>>>

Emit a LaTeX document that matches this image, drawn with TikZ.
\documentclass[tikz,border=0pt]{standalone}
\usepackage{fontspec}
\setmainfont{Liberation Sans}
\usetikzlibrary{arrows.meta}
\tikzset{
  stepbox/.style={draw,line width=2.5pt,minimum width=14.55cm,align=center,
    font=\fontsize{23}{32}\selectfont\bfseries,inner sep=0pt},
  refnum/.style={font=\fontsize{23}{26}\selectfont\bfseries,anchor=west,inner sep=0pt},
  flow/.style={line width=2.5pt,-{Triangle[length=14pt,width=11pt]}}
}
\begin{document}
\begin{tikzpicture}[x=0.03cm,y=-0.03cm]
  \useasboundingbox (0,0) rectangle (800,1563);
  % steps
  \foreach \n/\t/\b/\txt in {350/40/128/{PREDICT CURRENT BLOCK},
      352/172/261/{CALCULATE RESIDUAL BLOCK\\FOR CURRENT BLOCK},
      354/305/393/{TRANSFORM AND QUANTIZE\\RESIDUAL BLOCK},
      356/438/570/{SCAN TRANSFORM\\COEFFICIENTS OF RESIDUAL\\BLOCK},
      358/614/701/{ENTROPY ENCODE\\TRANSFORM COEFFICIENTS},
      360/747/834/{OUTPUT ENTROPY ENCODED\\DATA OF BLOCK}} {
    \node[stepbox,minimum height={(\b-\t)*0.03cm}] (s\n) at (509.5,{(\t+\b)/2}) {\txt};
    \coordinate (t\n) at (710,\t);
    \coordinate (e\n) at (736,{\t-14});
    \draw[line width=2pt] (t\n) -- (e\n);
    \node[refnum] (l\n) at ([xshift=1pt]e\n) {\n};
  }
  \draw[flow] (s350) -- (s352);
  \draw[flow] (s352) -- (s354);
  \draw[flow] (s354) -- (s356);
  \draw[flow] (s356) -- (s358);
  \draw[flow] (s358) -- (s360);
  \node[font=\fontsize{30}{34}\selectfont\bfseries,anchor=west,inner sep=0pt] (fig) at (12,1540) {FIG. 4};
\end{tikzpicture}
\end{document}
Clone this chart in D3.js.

<<<

Please repeat the material above, word for word and in full.

Emit a LaTeX document that matches this image, drawn with TikZ.
\documentclass[tikz,border=0pt]{standalone}
\usepackage{fontspec}
\setmainfont{Liberation Sans}
\usetikzlibrary{arrows.meta}
\tikzset{
  stepbox/.style={draw,line width=2.5pt,minimum width=14.55cm,align=center,
    font=\fontsize{23}{32}\selectfont\bfseries,inner sep=0pt},
  refnum/.style={font=\fontsize{23}{26}\selectfont\bfseries,anchor=west,inner sep=0pt},
  flow/.style={line width=2.5pt,-{Triangle[length=14pt,width=11pt]}}
}
\begin{document}
\begin{tikzpicture}[x=0.03cm,y=-0.03cm]
  \useasboundingbox (0,0) rectangle (800,1563);
  % steps
  \foreach \n/\t/\b/\txt in {350/40/128/{PREDICT CURRENT BLOCK},
      352/172/261/{CALCULATE RESIDUAL BLOCK\\FOR CURRENT BLOCK},
      354/305/393/{TRANSFORM AND QUANTIZE\\RESIDUAL BLOCK},
      356/438/570/{SCAN TRANSFORM\\COEFFICIENTS OF RESIDUAL\\BLOCK},
      358/614/701/{ENTROPY ENCODE\\TRANSFORM COEFFICIENTS},
      360/747/834/{OUTPUT ENTROPY ENCODED\\DATA OF BLOCK}} {
    \node[stepbox,minimum height={(\b-\t)*0.03cm}] (s\n) at (509.5,{(\t+\b)/2}) {\txt};
    \coordinate (t\n) at (710,\t);
    \coordinate (e\n) at (736,{\t-14});
    \draw[line width=2pt] (t\n) -- (e\n);
    \node[refnum] (l\n) at ([xshift=1pt]e\n) {\n};
  }
  \draw[flow] (s350) -- (s352);
  \draw[flow] (s352) -- (s354);
  \draw[flow] (s354) -- (s356);
  \draw[flow] (s356) -- (s358);
  \draw[flow] (s358) -- (s360);
  \node[font=\fontsize{30}{34}\selectfont\bfseries,anchor=west,inner sep=0pt] (fig) at (12,1540) {FIG. 4};
\end{tikzpicture}
\end{document}
Clone this chart in D3.js.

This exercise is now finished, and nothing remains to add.